··· RECORDED DATA ···

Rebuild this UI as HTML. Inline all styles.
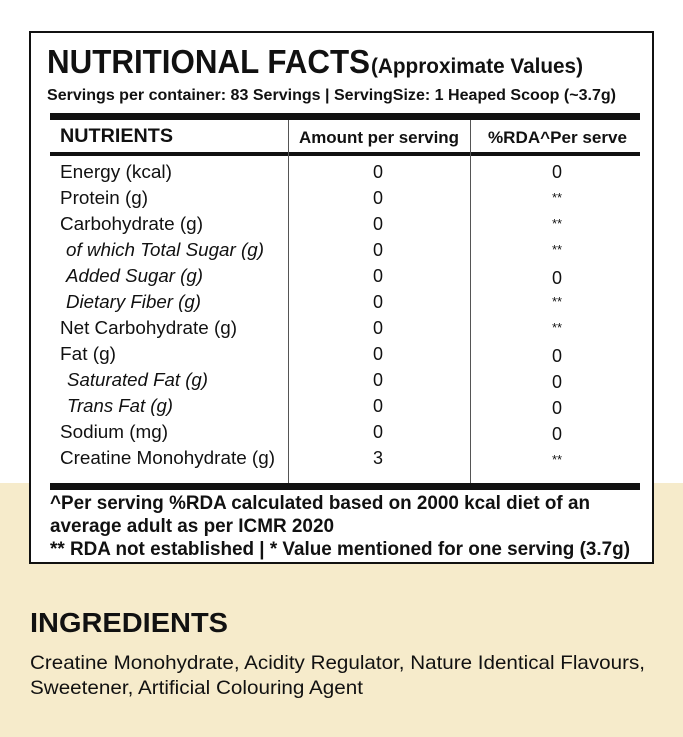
<!DOCTYPE html>
<html><head><meta charset="utf-8"><style>
html,body{margin:0;padding:0;background:#fff}
svg{display:block}
svg text{font-family:"Liberation Sans",Arial,sans-serif !important;fill:#111}
.b{font-weight:bold}
.r{font-size:18.5px}
.i{font-size:18.5px;font-style:italic}
.v{font-size:18px;text-anchor:middle}
.s{font-size:13px;text-anchor:middle}
</style></head><body>
<svg width="683" height="737" viewBox="0 0 683 737" xmlns="http://www.w3.org/2000/svg" font-family="Liberation Sans, Arial, sans-serif">
<rect x="0" y="0" width="683" height="737" fill="#fff"/>
<rect x="0" y="483" width="683" height="254" fill="#f6ebcb"/>
<rect x="30" y="32" width="623" height="531" fill="#fff" stroke="#111" stroke-width="2"/>
<g font-family="Liberation Sans">
<text class="b" x="47" y="73" font-size="33" textLength="323" lengthAdjust="spacingAndGlyphs">NUTRITIONAL FACTS</text>
<text class="b" x="371" y="73" font-size="21" textLength="212" lengthAdjust="spacingAndGlyphs">(Approximate Values)</text>
<text class="b" x="47" y="100" font-size="16" textLength="569" lengthAdjust="spacingAndGlyphs">Servings per container: 83 Servings | ServingSize: 1 Heaped Scoop (~3.7g)</text>
<rect x="50" y="113" width="590" height="7" fill="#111"/>
<rect x="50" y="152" width="590" height="4" fill="#111"/>
<rect x="50" y="483" width="590" height="7" fill="#111"/>
<line x1="288.5" y1="120" x2="288.5" y2="483" stroke="#555" stroke-width="1"/>
<line x1="470.5" y1="120" x2="470.5" y2="483" stroke="#555" stroke-width="1"/>
<text class="b" x="60" y="142" font-size="19" textLength="113" lengthAdjust="spacingAndGlyphs">NUTRIENTS</text>
<text class="b" x="299" y="143" font-size="17" textLength="160" lengthAdjust="spacingAndGlyphs">Amount per serving</text>
<text class="b" x="488" y="143" font-size="17" textLength="139" lengthAdjust="spacingAndGlyphs">%RDA^Per serve</text>

<text class="r" x="60" y="178" textLength="112" lengthAdjust="spacingAndGlyphs">Energy (kcal)</text>
<text class="r" x="60" y="204" textLength="88" lengthAdjust="spacingAndGlyphs">Protein (g)</text>
<text class="r" x="60" y="230" textLength="143" lengthAdjust="spacingAndGlyphs">Carbohydrate (g)</text>
<text class="i" x="66" y="256" textLength="198" lengthAdjust="spacingAndGlyphs">of which Total Sugar (g)</text>
<text class="i" x="66" y="282" textLength="137" lengthAdjust="spacingAndGlyphs">Added Sugar (g)</text>
<text class="i" x="66" y="308" textLength="135" lengthAdjust="spacingAndGlyphs">Dietary Fiber (g)</text>
<text class="r" x="60" y="334" textLength="177" lengthAdjust="spacingAndGlyphs">Net Carbohydrate (g)</text>
<text class="r" x="60" y="360" textLength="56" lengthAdjust="spacingAndGlyphs">Fat (g)</text>
<text class="i" x="67" y="386" textLength="141" lengthAdjust="spacingAndGlyphs">Saturated Fat (g)</text>
<text class="i" x="67" y="412" textLength="106" lengthAdjust="spacingAndGlyphs">Trans Fat (g)</text>
<text class="r" x="60" y="438" textLength="108" lengthAdjust="spacingAndGlyphs">Sodium (mg)</text>
<text class="r" x="60" y="464" textLength="215" lengthAdjust="spacingAndGlyphs">Creatine Monohydrate (g)</text>

<text class="v" x="378" y="178">0</text>
<text class="v" x="378" y="204">0</text>
<text class="v" x="378" y="230">0</text>
<text class="v" x="378" y="256">0</text>
<text class="v" x="378" y="282">0</text>
<text class="v" x="378" y="308">0</text>
<text class="v" x="378" y="334">0</text>
<text class="v" x="378" y="360">0</text>
<text class="v" x="378" y="386">0</text>
<text class="v" x="378" y="412">0</text>
<text class="v" x="378" y="438">0</text>
<text class="v" x="378" y="464">3</text>

<text class="v" x="557" y="178">0</text>
<text class="s" x="557" y="202">**</text>
<text class="s" x="557" y="228">**</text>
<text class="s" x="557" y="254">**</text>
<text class="v" x="557" y="284">0</text>
<text class="s" x="557" y="306">**</text>
<text class="s" x="557" y="332">**</text>
<text class="v" x="557" y="362">0</text>
<text class="v" x="557" y="388">0</text>
<text class="v" x="557" y="414">0</text>
<text class="v" x="557" y="440">0</text>
<text class="s" x="557" y="464">**</text>

<text class="b" x="50" y="509" font-size="19" textLength="540" lengthAdjust="spacingAndGlyphs">^Per serving %RDA calculated based on 2000 kcal diet of an</text>
<text class="b" x="50" y="532" font-size="19" textLength="284" lengthAdjust="spacingAndGlyphs">average adult as per ICMR 2020</text>
<text class="b" x="50" y="555" font-size="19" textLength="580" lengthAdjust="spacingAndGlyphs">** RDA not established | * Value mentioned for one serving (3.7g)</text>

<text class="b" x="30" y="632" font-size="28" textLength="198" lengthAdjust="spacingAndGlyphs">INGREDIENTS</text>
<text x="30" y="669" font-size="19.5" textLength="615" lengthAdjust="spacingAndGlyphs">Creatine Monohydrate, Acidity Regulator, Nature Identical Flavours,</text>
<text x="30" y="694" font-size="19.5" textLength="333" lengthAdjust="spacingAndGlyphs">Sweetener, Artificial Colouring Agent</text>
</g>
</svg>
</body></html>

···

__WRITTEN EXERCISE__
Set the data above down again exactly as given, with no pictures.

__WRITTEN REPLY__
Rebuild this UI as HTML. Inline all styles.
<!DOCTYPE html>
<html><head><meta charset="utf-8"><style>
html,body{margin:0;padding:0;background:#fff}
svg{display:block}
svg text{font-family:"Liberation Sans",Arial,sans-serif !important;fill:#111}
.b{font-weight:bold}
.r{font-size:18.5px}
.i{font-size:18.5px;font-style:italic}
.v{font-size:18px;text-anchor:middle}
.s{font-size:13px;text-anchor:middle}
</style></head><body>
<svg width="683" height="737" viewBox="0 0 683 737" xmlns="http://www.w3.org/2000/svg" font-family="Liberation Sans, Arial, sans-serif">
<rect x="0" y="0" width="683" height="737" fill="#fff"/>
<rect x="0" y="483" width="683" height="254" fill="#f6ebcb"/>
<rect x="30" y="32" width="623" height="531" fill="#fff" stroke="#111" stroke-width="2"/>
<g font-family="Liberation Sans">
<text class="b" x="47" y="73" font-size="33" textLength="323" lengthAdjust="spacingAndGlyphs">NUTRITIONAL FACTS</text>
<text class="b" x="371" y="73" font-size="21" textLength="212" lengthAdjust="spacingAndGlyphs">(Approximate Values)</text>
<text class="b" x="47" y="100" font-size="16" textLength="569" lengthAdjust="spacingAndGlyphs">Servings per container: 83 Servings | ServingSize: 1 Heaped Scoop (~3.7g)</text>
<rect x="50" y="113" width="590" height="7" fill="#111"/>
<rect x="50" y="152" width="590" height="4" fill="#111"/>
<rect x="50" y="483" width="590" height="7" fill="#111"/>
<line x1="288.5" y1="120" x2="288.5" y2="483" stroke="#555" stroke-width="1"/>
<line x1="470.5" y1="120" x2="470.5" y2="483" stroke="#555" stroke-width="1"/>
<text class="b" x="60" y="142" font-size="19" textLength="113" lengthAdjust="spacingAndGlyphs">NUTRIENTS</text>
<text class="b" x="299" y="143" font-size="17" textLength="160" lengthAdjust="spacingAndGlyphs">Amount per serving</text>
<text class="b" x="488" y="143" font-size="17" textLength="139" lengthAdjust="spacingAndGlyphs">%RDA^Per serve</text>

<text class="r" x="60" y="178" textLength="112" lengthAdjust="spacingAndGlyphs">Energy (kcal)</text>
<text class="r" x="60" y="204" textLength="88" lengthAdjust="spacingAndGlyphs">Protein (g)</text>
<text class="r" x="60" y="230" textLength="143" lengthAdjust="spacingAndGlyphs">Carbohydrate (g)</text>
<text class="i" x="66" y="256" textLength="198" lengthAdjust="spacingAndGlyphs">of which Total Sugar (g)</text>
<text class="i" x="66" y="282" textLength="137" lengthAdjust="spacingAndGlyphs">Added Sugar (g)</text>
<text class="i" x="66" y="308" textLength="135" lengthAdjust="spacingAndGlyphs">Dietary Fiber (g)</text>
<text class="r" x="60" y="334" textLength="177" lengthAdjust="spacingAndGlyphs">Net Carbohydrate (g)</text>
<text class="r" x="60" y="360" textLength="56" lengthAdjust="spacingAndGlyphs">Fat (g)</text>
<text class="i" x="67" y="386" textLength="141" lengthAdjust="spacingAndGlyphs">Saturated Fat (g)</text>
<text class="i" x="67" y="412" textLength="106" lengthAdjust="spacingAndGlyphs">Trans Fat (g)</text>
<text class="r" x="60" y="438" textLength="108" lengthAdjust="spacingAndGlyphs">Sodium (mg)</text>
<text class="r" x="60" y="464" textLength="215" lengthAdjust="spacingAndGlyphs">Creatine Monohydrate (g)</text>

<text class="v" x="378" y="178">0</text>
<text class="v" x="378" y="204">0</text>
<text class="v" x="378" y="230">0</text>
<text class="v" x="378" y="256">0</text>
<text class="v" x="378" y="282">0</text>
<text class="v" x="378" y="308">0</text>
<text class="v" x="378" y="334">0</text>
<text class="v" x="378" y="360">0</text>
<text class="v" x="378" y="386">0</text>
<text class="v" x="378" y="412">0</text>
<text class="v" x="378" y="438">0</text>
<text class="v" x="378" y="464">3</text>

<text class="v" x="557" y="178">0</text>
<text class="s" x="557" y="202">**</text>
<text class="s" x="557" y="228">**</text>
<text class="s" x="557" y="254">**</text>
<text class="v" x="557" y="284">0</text>
<text class="s" x="557" y="306">**</text>
<text class="s" x="557" y="332">**</text>
<text class="v" x="557" y="362">0</text>
<text class="v" x="557" y="388">0</text>
<text class="v" x="557" y="414">0</text>
<text class="v" x="557" y="440">0</text>
<text class="s" x="557" y="464">**</text>

<text class="b" x="50" y="509" font-size="19" textLength="540" lengthAdjust="spacingAndGlyphs">^Per serving %RDA calculated based on 2000 kcal diet of an</text>
<text class="b" x="50" y="532" font-size="19" textLength="284" lengthAdjust="spacingAndGlyphs">average adult as per ICMR 2020</text>
<text class="b" x="50" y="555" font-size="19" textLength="580" lengthAdjust="spacingAndGlyphs">** RDA not established | * Value mentioned for one serving (3.7g)</text>

<text class="b" x="30" y="632" font-size="28" textLength="198" lengthAdjust="spacingAndGlyphs">INGREDIENTS</text>
<text x="30" y="669" font-size="19.5" textLength="615" lengthAdjust="spacingAndGlyphs">Creatine Monohydrate, Acidity Regulator, Nature Identical Flavours,</text>
<text x="30" y="694" font-size="19.5" textLength="333" lengthAdjust="spacingAndGlyphs">Sweetener, Artificial Colouring Agent</text>
</g>
</svg>
</body></html>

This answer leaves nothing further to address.